> [Requirements]: Reproduce nothing but the lines from the start of the material through the line that includes "y_ticks = [33.5 + 0.5 * i for i in range(19)]", both ends included, and omit every picture.

> [Available data]:
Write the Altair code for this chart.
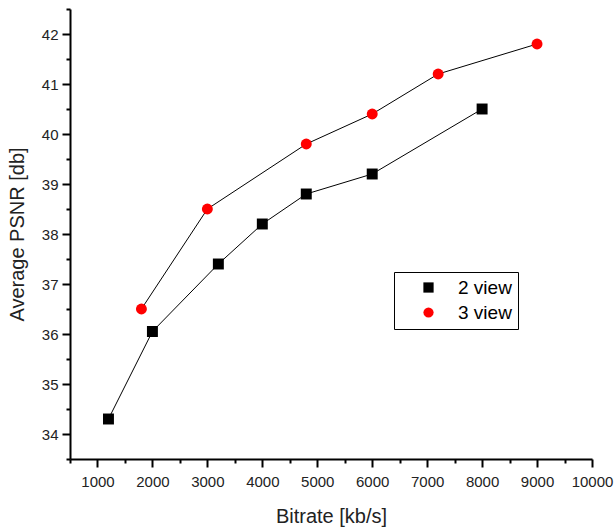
import altair as alt
import pandas as pd

# Data
bitrate_2view = [1200, 2000, 3200, 4000, 4800, 6000, 8000]
psnr_2view = [34.3, 36.05, 37.4, 38.2, 38.8, 39.2, 40.5]
bitrate_3view = [1800, 3000, 4800, 6000, 7200, 9000]
psnr_3view = [36.5, 38.5, 39.8, 40.4, 41.2, 41.8]
series_names = ["2 view", "3 view"]
x_ticks = [v * 500 for v in range(1, 21)]
y_ticks = [33.5 + 0.5 * i for i in range(19)]

df = pd.DataFrame(
    {
        "bitrate": bitrate_2view + bitrate_3view,
        "psnr": psnr_2view + psnr_3view,
        "series": [series_names[0]] * len(bitrate_2view) + [series_names[1]] * len(bitrate_3view),
    }
)

FONT = "Liberation Sans"

x_enc = alt.X(
    "bitrate:Q",
    scale=alt.Scale(domain=[500, 10000], nice=False, zero=False),
    axis=alt.Axis(
        title="Bitrate [kb/s]",
        values=x_ticks,
        labelExpr="datum.value % 1000 === 0 ? format(datum.value, 'd') : ''",
        labelOverlap=False,
        labelFlush=False,
        tickSize={"condition": {"test": "datum.value % 1000 !== 0", "value": 4}, "value": 8},
        grid=False,
        labelPadding=7,
        titleBaseline="middle",
        titleY=57,
    ),
)
y_enc = alt.Y(
    "psnr:Q",
    scale=alt.Scale(domain=[33.5, 42.5], nice=False, zero=False),
    axis=alt.Axis(
        title="Average PSNR [db]",
        values=y_ticks,
        labelExpr="datum.value % 1 === 0 ? format(datum.value, 'd') : ''",
        labelOverlap=False,
        labelFlush=False,
        tickSize={"condition": {"test": "datum.value % 1 !== 0", "value": 4}, "value": 8},
        grid=False,
        labelPadding=4,
        titleBaseline="middle",
        titleX=-53,
    ),
)

lines = alt.Chart(df).mark_line(color="black", strokeWidth=1).encode(
    x=x_enc, y=y_enc, detail="series:N"
)

legend_props = dict(
    title=None,
    orient="none",
    legendX=324,
    legendY=263,
    strokeColor="black",
    fillColor="white",
    padding=6,
    symbolOffset=19,
    labelOffset=20,
    labelFontSize=19,
    labelFont=FONT,
    labelColor="black",
    rowPadding=5,
    symbolSize=105,
    symbolStrokeWidth=0,
)

points = alt.Chart(df).mark_point(filled=True, opacity=1, size=120).encode(
    x=x_enc,
    y=y_enc,
    color=alt.Color(
        "series:N",
        scale=alt.Scale(domain=series_names, range=["black", "red"]),
        legend=alt.Legend(**legend_props),
    ),
    shape=alt.Shape(
        "series:N",
        scale=alt.Scale(domain=series_names, range=["square", "circle"]),
        legend=alt.Legend(**legend_props),
    ),
)

chart = (
    alt.layer(lines, points)
    .properties(
        width=522,
        height=450,
        autosize=alt.AutoSizeParams(type="none"),
        padding={"left": 70, "top": 9, "right": 23, "bottom": 69},
        background="white",
    )
    .configure_view(stroke=None)
    .configure_axis(
        domainColor="black",
        domainWidth=2,
        tickColor="black",
        tickWidth=2,
        labelFont=FONT,
        labelFontSize=15,
        labelColor="#222222",
        titleFont=FONT,
        titleFontSize=20,
        titleFontWeight="normal",
        titleColor="#222222",
    )
)

chart.save("out.html", embed_options={"renderer": "svg", "actions": False})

> [Response to the exercise]:
Write the Altair code for this chart.
import altair as alt
import pandas as pd

# Data
bitrate_2view = [1200, 2000, 3200, 4000, 4800, 6000, 8000]
psnr_2view = [34.3, 36.05, 37.4, 38.2, 38.8, 39.2, 40.5]
bitrate_3view = [1800, 3000, 4800, 6000, 7200, 9000]
psnr_3view = [36.5, 38.5, 39.8, 40.4, 41.2, 41.8]
series_names = ["2 view", "3 view"]
x_ticks = [v * 500 for v in range(1, 21)]
y_ticks = [33.5 + 0.5 * i for i in range(19)]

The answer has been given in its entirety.